Instructions for the task: Work out the number of lines with the word "this" in the material below, then reply with that number only.

Data entries:
..............................

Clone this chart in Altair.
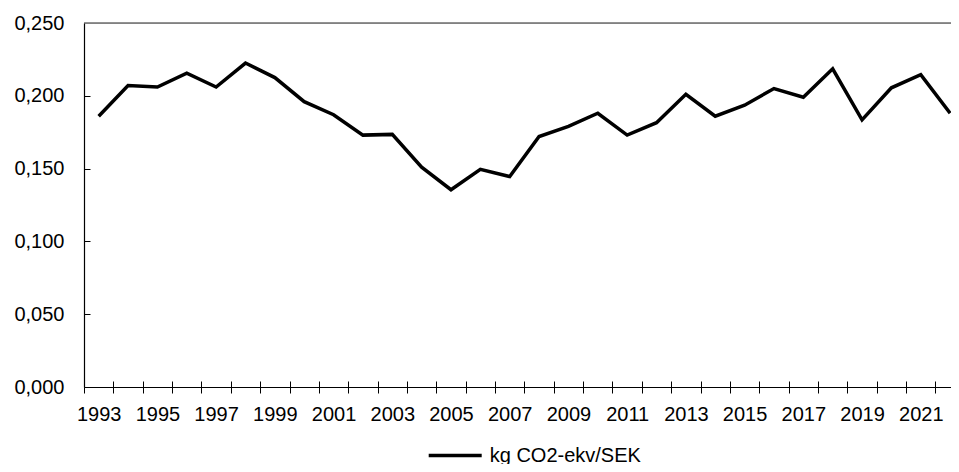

..............................

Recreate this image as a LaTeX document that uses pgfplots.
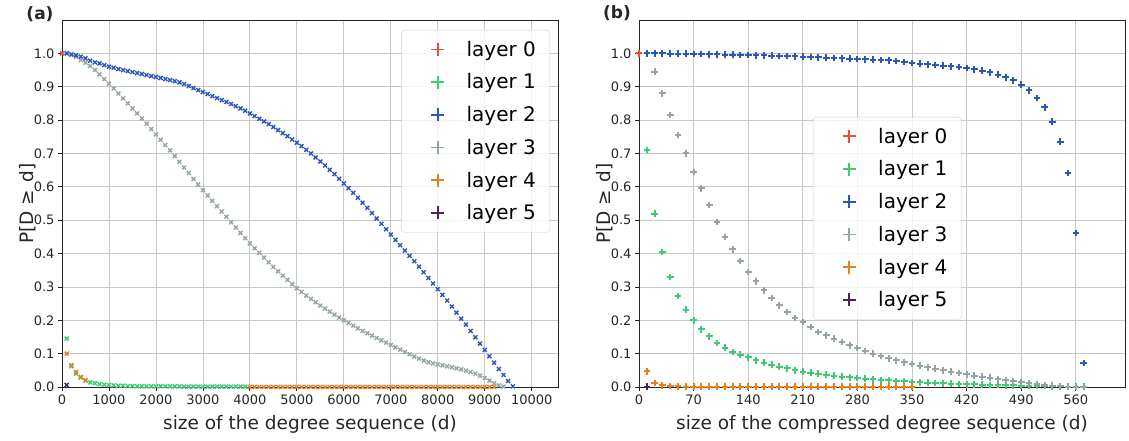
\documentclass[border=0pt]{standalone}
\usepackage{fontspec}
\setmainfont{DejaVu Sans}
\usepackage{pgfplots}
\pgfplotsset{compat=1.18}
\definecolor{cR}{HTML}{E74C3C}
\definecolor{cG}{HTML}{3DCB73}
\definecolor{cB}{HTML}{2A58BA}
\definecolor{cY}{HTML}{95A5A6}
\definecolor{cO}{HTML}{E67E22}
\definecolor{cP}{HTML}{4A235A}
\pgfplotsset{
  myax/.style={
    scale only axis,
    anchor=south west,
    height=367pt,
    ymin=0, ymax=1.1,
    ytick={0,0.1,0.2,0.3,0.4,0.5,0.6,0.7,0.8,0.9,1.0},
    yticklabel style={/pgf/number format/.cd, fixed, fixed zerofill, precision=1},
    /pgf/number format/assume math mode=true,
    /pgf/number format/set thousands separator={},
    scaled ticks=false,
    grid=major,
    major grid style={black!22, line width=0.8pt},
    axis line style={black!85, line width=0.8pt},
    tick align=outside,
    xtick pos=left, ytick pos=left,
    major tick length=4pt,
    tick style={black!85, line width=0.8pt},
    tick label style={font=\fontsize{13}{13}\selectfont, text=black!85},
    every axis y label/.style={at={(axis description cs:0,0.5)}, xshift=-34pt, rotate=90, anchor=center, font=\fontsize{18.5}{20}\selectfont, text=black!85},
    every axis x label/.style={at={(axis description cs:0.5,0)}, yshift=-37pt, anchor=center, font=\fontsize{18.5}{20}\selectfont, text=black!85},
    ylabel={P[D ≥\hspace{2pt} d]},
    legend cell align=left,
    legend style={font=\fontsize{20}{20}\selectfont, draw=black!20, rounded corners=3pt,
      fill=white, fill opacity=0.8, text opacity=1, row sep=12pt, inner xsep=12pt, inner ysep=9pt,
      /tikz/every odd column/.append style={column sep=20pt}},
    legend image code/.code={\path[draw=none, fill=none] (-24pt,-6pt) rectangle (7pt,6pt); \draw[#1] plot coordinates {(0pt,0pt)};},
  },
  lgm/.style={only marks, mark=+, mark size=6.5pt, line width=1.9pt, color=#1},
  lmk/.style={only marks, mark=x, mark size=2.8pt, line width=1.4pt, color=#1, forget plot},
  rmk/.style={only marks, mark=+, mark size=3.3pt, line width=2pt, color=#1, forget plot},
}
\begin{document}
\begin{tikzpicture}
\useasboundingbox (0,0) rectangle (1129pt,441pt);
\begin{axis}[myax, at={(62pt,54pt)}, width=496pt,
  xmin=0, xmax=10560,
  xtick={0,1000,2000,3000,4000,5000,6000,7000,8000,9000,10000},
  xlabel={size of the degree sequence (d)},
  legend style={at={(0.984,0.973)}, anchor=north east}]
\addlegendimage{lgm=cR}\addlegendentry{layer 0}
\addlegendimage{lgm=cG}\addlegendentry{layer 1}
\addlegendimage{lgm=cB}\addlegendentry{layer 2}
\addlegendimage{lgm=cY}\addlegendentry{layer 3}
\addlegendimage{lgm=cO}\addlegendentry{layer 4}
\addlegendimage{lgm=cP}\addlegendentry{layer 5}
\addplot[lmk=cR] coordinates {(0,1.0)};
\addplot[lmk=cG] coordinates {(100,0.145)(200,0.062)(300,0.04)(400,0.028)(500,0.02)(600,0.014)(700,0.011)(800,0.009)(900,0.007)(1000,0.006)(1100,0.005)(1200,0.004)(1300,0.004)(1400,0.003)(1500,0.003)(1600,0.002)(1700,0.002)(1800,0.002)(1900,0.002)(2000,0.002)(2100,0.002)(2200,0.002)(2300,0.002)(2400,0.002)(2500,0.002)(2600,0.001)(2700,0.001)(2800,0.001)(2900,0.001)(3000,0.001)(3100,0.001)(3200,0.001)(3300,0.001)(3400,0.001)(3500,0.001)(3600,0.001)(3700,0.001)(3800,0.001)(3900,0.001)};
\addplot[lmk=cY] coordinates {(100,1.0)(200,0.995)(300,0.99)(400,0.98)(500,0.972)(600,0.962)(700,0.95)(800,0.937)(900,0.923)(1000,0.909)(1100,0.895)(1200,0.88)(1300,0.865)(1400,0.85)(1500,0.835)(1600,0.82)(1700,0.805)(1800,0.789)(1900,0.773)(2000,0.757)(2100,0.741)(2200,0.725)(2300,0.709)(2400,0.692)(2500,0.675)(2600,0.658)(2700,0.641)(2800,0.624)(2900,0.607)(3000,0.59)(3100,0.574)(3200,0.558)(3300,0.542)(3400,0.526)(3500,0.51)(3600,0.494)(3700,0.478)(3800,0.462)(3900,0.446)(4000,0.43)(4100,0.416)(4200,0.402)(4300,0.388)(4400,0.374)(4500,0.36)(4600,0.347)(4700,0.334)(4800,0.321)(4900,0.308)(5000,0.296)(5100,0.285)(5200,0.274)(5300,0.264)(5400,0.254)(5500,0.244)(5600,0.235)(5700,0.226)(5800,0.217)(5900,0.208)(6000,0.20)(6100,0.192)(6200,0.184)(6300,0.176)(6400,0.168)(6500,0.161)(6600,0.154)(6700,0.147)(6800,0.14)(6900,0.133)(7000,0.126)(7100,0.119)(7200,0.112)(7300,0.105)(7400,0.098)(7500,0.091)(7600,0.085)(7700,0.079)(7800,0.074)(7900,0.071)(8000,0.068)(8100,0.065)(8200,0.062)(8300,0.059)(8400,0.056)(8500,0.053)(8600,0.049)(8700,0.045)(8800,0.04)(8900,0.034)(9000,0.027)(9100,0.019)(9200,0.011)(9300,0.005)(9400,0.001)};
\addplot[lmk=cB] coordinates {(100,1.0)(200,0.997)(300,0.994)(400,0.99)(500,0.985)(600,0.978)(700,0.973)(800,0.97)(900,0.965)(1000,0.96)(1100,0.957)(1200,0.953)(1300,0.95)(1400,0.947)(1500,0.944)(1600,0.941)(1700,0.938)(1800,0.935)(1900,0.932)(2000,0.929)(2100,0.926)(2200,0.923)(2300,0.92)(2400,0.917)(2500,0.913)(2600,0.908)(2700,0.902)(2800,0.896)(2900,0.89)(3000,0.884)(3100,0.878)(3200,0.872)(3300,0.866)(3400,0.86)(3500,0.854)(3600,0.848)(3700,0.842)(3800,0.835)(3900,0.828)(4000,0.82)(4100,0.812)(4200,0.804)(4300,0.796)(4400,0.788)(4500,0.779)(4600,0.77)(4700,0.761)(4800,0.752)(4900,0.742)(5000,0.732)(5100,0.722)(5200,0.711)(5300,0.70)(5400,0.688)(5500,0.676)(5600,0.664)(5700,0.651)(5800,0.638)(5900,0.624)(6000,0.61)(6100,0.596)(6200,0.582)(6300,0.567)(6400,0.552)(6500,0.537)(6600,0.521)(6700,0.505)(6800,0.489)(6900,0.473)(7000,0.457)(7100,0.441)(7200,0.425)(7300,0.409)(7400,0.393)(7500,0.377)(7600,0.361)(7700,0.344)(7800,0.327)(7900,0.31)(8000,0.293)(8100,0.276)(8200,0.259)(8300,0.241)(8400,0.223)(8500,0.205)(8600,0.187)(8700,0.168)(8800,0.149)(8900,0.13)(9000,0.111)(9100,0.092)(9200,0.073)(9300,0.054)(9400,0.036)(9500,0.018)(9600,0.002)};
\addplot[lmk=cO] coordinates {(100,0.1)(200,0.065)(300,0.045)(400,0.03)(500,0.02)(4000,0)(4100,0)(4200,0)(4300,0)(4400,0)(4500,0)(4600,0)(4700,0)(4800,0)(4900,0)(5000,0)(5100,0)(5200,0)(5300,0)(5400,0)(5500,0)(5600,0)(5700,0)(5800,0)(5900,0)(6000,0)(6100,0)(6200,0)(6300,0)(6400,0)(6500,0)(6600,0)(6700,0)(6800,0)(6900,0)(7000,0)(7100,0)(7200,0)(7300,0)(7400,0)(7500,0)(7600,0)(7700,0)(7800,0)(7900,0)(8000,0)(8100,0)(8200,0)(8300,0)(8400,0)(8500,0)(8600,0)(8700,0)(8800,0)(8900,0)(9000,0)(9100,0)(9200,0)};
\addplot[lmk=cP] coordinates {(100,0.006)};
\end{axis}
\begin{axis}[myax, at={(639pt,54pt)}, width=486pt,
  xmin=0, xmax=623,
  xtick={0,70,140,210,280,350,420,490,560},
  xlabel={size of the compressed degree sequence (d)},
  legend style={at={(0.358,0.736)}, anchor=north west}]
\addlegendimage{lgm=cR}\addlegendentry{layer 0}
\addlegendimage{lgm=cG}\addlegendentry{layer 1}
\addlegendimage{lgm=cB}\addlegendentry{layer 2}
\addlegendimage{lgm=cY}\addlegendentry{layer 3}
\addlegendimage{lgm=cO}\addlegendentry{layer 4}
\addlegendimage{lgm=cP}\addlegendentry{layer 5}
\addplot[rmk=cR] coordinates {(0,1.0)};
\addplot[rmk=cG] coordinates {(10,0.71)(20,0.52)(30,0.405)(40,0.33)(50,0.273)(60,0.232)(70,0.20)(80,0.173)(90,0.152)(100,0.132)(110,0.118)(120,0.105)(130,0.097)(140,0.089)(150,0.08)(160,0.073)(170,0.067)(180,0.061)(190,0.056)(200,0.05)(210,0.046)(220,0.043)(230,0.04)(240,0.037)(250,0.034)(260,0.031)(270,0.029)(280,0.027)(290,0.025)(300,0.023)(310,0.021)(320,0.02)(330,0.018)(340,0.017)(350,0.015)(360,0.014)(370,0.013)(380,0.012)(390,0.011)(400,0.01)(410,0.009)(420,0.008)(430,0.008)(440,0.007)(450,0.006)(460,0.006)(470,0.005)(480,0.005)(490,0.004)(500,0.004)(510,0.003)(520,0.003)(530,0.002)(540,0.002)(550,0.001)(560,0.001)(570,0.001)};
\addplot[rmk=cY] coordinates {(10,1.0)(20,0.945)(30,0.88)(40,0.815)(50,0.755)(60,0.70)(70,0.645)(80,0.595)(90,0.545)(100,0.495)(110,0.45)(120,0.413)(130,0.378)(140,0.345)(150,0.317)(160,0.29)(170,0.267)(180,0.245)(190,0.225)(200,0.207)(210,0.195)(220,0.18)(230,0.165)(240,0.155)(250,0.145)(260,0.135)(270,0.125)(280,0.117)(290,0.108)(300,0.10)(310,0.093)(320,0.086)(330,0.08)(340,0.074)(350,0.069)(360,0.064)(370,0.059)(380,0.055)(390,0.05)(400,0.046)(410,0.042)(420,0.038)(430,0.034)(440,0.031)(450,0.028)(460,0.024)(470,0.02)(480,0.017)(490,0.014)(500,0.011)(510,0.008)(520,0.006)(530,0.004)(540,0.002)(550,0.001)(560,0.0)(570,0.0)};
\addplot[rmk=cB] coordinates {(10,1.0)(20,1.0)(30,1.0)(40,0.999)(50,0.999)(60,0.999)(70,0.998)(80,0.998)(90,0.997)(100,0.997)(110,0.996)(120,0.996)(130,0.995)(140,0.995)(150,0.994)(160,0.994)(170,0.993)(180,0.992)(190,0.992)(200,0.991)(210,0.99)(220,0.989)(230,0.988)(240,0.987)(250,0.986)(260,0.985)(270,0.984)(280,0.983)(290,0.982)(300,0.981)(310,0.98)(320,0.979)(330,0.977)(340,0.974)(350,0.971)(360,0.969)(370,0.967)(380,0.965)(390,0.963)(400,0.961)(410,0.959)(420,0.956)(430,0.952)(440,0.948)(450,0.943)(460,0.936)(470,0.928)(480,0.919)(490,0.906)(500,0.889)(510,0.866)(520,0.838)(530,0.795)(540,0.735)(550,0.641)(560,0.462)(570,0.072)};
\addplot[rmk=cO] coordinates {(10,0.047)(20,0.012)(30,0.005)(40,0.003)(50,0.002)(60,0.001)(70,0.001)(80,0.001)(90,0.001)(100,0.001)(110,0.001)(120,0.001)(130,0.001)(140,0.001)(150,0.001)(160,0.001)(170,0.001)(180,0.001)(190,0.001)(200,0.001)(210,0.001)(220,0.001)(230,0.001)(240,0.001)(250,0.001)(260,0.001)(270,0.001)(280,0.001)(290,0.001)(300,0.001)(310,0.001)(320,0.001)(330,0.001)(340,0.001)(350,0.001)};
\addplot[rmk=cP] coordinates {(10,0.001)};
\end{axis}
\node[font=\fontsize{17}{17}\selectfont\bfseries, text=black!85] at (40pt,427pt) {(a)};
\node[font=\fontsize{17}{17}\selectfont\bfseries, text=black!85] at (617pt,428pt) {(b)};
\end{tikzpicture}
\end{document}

..............................

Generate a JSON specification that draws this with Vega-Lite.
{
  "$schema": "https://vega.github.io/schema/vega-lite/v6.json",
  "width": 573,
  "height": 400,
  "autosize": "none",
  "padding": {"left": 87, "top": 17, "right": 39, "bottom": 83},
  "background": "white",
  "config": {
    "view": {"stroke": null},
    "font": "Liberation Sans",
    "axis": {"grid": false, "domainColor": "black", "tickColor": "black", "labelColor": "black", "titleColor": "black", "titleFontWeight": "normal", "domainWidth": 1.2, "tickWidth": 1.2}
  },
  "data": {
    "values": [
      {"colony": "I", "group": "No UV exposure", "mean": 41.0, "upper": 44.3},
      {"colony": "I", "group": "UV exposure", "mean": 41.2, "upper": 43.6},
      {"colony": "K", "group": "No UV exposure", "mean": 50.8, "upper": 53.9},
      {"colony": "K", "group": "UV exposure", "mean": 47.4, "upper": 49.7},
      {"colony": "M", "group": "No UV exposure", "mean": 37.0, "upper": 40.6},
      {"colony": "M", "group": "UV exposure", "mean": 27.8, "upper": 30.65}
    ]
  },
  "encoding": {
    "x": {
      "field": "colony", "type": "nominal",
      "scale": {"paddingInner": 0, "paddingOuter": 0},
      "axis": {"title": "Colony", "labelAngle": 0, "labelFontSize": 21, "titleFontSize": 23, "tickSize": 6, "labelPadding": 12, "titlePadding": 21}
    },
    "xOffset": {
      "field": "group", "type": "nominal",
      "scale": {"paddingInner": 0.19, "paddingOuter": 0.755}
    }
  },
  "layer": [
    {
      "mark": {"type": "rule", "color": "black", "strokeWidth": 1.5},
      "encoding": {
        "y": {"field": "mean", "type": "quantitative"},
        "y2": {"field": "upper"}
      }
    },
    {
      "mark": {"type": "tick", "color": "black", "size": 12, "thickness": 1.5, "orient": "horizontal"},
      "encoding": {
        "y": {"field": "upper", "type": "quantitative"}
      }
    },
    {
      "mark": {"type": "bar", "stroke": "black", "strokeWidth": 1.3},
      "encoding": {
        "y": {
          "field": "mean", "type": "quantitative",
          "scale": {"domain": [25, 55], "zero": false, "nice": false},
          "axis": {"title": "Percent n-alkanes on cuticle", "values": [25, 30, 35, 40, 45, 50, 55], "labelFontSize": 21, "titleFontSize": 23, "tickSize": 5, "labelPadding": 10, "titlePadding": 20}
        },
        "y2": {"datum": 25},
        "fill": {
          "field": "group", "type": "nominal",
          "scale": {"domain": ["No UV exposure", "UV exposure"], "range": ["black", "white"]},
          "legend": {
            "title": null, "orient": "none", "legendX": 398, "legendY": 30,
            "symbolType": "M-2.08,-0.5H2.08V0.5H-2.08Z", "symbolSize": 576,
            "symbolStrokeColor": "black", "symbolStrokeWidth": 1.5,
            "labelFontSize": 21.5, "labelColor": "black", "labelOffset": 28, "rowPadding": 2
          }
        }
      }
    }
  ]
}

..............................

Complete answer: 3